What you are asked to do: Word for word, print each line of the listing below; pictures stay out.

Data extract:
————

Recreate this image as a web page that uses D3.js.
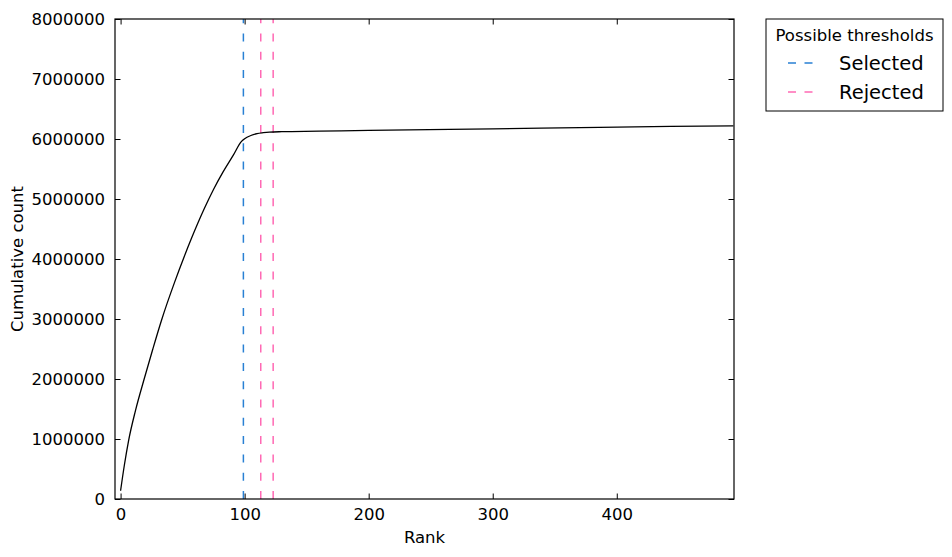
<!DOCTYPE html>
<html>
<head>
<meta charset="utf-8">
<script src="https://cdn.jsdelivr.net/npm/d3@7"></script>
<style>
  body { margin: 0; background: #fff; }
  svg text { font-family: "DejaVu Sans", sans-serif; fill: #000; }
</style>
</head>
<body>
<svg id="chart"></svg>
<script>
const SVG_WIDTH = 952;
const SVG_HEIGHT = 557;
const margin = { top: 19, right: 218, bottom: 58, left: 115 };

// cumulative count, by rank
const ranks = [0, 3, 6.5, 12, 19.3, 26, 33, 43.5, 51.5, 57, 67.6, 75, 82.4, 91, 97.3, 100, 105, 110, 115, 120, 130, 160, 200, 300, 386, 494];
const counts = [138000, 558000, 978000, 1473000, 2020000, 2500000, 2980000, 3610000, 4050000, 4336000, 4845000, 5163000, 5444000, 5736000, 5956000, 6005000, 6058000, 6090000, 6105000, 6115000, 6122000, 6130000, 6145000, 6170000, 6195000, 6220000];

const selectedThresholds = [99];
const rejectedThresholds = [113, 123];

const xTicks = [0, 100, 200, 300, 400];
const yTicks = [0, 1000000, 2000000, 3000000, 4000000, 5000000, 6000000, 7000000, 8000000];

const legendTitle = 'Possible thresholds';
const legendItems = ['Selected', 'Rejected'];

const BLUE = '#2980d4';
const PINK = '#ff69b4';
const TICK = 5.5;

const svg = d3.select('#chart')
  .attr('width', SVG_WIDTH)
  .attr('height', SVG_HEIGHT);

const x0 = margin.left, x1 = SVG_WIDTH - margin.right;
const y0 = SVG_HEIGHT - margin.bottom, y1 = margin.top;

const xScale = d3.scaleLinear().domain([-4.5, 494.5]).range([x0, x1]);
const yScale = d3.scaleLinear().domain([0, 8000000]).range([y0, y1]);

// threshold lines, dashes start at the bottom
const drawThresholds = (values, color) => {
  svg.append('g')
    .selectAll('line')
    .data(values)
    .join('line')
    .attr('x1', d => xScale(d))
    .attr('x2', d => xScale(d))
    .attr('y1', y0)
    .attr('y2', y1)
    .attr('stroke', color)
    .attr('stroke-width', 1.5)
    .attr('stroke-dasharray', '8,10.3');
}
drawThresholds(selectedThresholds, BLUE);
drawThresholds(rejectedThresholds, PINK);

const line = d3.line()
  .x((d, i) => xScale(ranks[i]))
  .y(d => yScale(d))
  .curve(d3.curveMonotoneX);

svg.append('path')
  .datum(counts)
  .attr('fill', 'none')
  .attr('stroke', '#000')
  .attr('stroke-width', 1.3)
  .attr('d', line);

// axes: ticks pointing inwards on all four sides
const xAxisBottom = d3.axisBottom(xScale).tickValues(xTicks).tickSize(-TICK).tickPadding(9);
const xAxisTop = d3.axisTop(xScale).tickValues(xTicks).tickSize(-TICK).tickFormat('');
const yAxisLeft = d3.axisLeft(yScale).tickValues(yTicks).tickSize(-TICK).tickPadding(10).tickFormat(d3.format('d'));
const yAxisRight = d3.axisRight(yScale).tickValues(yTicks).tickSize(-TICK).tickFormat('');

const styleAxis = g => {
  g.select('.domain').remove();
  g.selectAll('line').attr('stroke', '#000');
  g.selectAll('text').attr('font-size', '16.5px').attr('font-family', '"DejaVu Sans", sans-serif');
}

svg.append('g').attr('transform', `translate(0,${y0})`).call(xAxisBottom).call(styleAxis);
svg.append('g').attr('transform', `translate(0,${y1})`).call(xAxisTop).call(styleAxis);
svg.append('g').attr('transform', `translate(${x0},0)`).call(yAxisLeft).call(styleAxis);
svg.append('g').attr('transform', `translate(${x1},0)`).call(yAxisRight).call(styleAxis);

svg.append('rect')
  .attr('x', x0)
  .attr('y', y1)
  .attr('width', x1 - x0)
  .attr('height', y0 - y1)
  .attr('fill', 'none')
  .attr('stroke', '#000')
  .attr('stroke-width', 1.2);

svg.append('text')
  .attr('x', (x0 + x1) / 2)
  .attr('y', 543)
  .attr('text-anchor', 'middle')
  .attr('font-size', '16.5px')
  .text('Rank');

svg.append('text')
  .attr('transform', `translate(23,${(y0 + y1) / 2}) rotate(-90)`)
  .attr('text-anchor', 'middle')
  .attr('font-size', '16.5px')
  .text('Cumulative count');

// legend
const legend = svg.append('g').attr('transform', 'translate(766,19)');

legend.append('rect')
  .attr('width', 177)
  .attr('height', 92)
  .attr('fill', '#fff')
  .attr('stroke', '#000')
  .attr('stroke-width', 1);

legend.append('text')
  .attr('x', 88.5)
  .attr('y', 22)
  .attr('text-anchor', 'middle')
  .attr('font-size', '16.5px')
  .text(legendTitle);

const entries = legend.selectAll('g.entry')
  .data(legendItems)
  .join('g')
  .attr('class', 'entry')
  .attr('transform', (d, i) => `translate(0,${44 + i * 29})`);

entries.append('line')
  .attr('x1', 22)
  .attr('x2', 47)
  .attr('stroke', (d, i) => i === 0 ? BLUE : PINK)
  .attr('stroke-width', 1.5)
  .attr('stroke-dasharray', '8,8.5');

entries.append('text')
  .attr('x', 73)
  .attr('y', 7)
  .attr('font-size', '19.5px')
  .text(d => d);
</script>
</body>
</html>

————

Answer for this exercise:
Recreate this image as a web page that uses D3.js.
<!DOCTYPE html>
<html>
<head>
<meta charset="utf-8">
<script src="https://cdn.jsdelivr.net/npm/d3@7"></script>
<style>
  body { margin: 0; background: #fff; }
  svg text { font-family: "DejaVu Sans", sans-serif; fill: #000; }
</style>
</head>
<body>
<svg id="chart"></svg>
<script>
const SVG_WIDTH = 952;
const SVG_HEIGHT = 557;
const margin = { top: 19, right: 218, bottom: 58, left: 115 };

// cumulative count, by rank
const ranks = [0, 3, 6.5, 12, 19.3, 26, 33, 43.5, 51.5, 57, 67.6, 75, 82.4, 91, 97.3, 100, 105, 110, 115, 120, 130, 160, 200, 300, 386, 494];
const counts = [138000, 558000, 978000, 1473000, 2020000, 2500000, 2980000, 3610000, 4050000, 4336000, 4845000, 5163000, 5444000, 5736000, 5956000, 6005000, 6058000, 6090000, 6105000, 6115000, 6122000, 6130000, 6145000, 6170000, 6195000, 6220000];

const selectedThresholds = [99];
const rejectedThresholds = [113, 123];

const xTicks = [0, 100, 200, 300, 400];
const yTicks = [0, 1000000, 2000000, 3000000, 4000000, 5000000, 6000000, 7000000, 8000000];

const legendTitle = 'Possible thresholds';
const legendItems = ['Selected', 'Rejected'];

const BLUE = '#2980d4';
const PINK = '#ff69b4';
const TICK = 5.5;

const svg = d3.select('#chart')
  .attr('width', SVG_WIDTH)
  .attr('height', SVG_HEIGHT);

const x0 = margin.left, x1 = SVG_WIDTH - margin.right;
const y0 = SVG_HEIGHT - margin.bottom, y1 = margin.top;

const xScale = d3.scaleLinear().domain([-4.5, 494.5]).range([x0, x1]);
const yScale = d3.scaleLinear().domain([0, 8000000]).range([y0, y1]);

// threshold lines, dashes start at the bottom
const drawThresholds = (values, color) => {
  svg.append('g')
    .selectAll('line')
    .data(values)
    .join('line')
    .attr('x1', d => xScale(d))
    .attr('x2', d => xScale(d))
    .attr('y1', y0)
    .attr('y2', y1)
    .attr('stroke', color)
    .attr('stroke-width', 1.5)
    .attr('stroke-dasharray', '8,10.3');
}
drawThresholds(selectedThresholds, BLUE);
drawThresholds(rejectedThresholds, PINK);

const line = d3.line()
  .x((d, i) => xScale(ranks[i]))
  .y(d => yScale(d))
  .curve(d3.curveMonotoneX);

svg.append('path')
  .datum(counts)
  .attr('fill', 'none')
  .attr('stroke', '#000')
  .attr('stroke-width', 1.3)
  .attr('d', line);

// axes: ticks pointing inwards on all four sides
const xAxisBottom = d3.axisBottom(xScale).tickValues(xTicks).tickSize(-TICK).tickPadding(9);
const xAxisTop = d3.axisTop(xScale).tickValues(xTicks).tickSize(-TICK).tickFormat('');
const yAxisLeft = d3.axisLeft(yScale).tickValues(yTicks).tickSize(-TICK).tickPadding(10).tickFormat(d3.format('d'));
const yAxisRight = d3.axisRight(yScale).tickValues(yTicks).tickSize(-TICK).tickFormat('');

const styleAxis = g => {
  g.select('.domain').remove();
  g.selectAll('line').attr('stroke', '#000');
  g.selectAll('text').attr('font-size', '16.5px').attr('font-family', '"DejaVu Sans", sans-serif');
}

svg.append('g').attr('transform', `translate(0,${y0})`).call(xAxisBottom).call(styleAxis);
svg.append('g').attr('transform', `translate(0,${y1})`).call(xAxisTop).call(styleAxis);
svg.append('g').attr('transform', `translate(${x0},0)`).call(yAxisLeft).call(styleAxis);
svg.append('g').attr('transform', `translate(${x1},0)`).call(yAxisRight).call(styleAxis);

svg.append('rect')
  .attr('x', x0)
  .attr('y', y1)
  .attr('width', x1 - x0)
  .attr('height', y0 - y1)
  .attr('fill', 'none')
  .attr('stroke', '#000')
  .attr('stroke-width', 1.2);

svg.append('text')
  .attr('x', (x0 + x1) / 2)
  .attr('y', 543)
  .attr('text-anchor', 'middle')
  .attr('font-size', '16.5px')
  .text('Rank');

svg.append('text')
  .attr('transform', `translate(23,${(y0 + y1) / 2}) rotate(-90)`)
  .attr('text-anchor', 'middle')
  .attr('font-size', '16.5px')
  .text('Cumulative count');

// legend
const legend = svg.append('g').attr('transform', 'translate(766,19)');

legend.append('rect')
  .attr('width', 177)
  .attr('height', 92)
  .attr('fill', '#fff')
  .attr('stroke', '#000')
  .attr('stroke-width', 1);

legend.append('text')
  .attr('x', 88.5)
  .attr('y', 22)
  .attr('text-anchor', 'middle')
  .attr('font-size', '16.5px')
  .text(legendTitle);

const entries = legend.selectAll('g.entry')
  .data(legendItems)
  .join('g')
  .attr('class', 'entry')
  .attr('transform', (d, i) => `translate(0,${44 + i * 29})`);

entries.append('line')
  .attr('x1', 22)
  .attr('x2', 47)
  .attr('stroke', (d, i) => i === 0 ? BLUE : PINK)
  .attr('stroke-width', 1.5)
  .attr('stroke-dasharray', '8,8.5');

entries.append('text')
  .attr('x', 73)
  .attr('y', 7)
  .attr('font-size', '19.5px')
  .text(d => d);
</script>
</body>
</html>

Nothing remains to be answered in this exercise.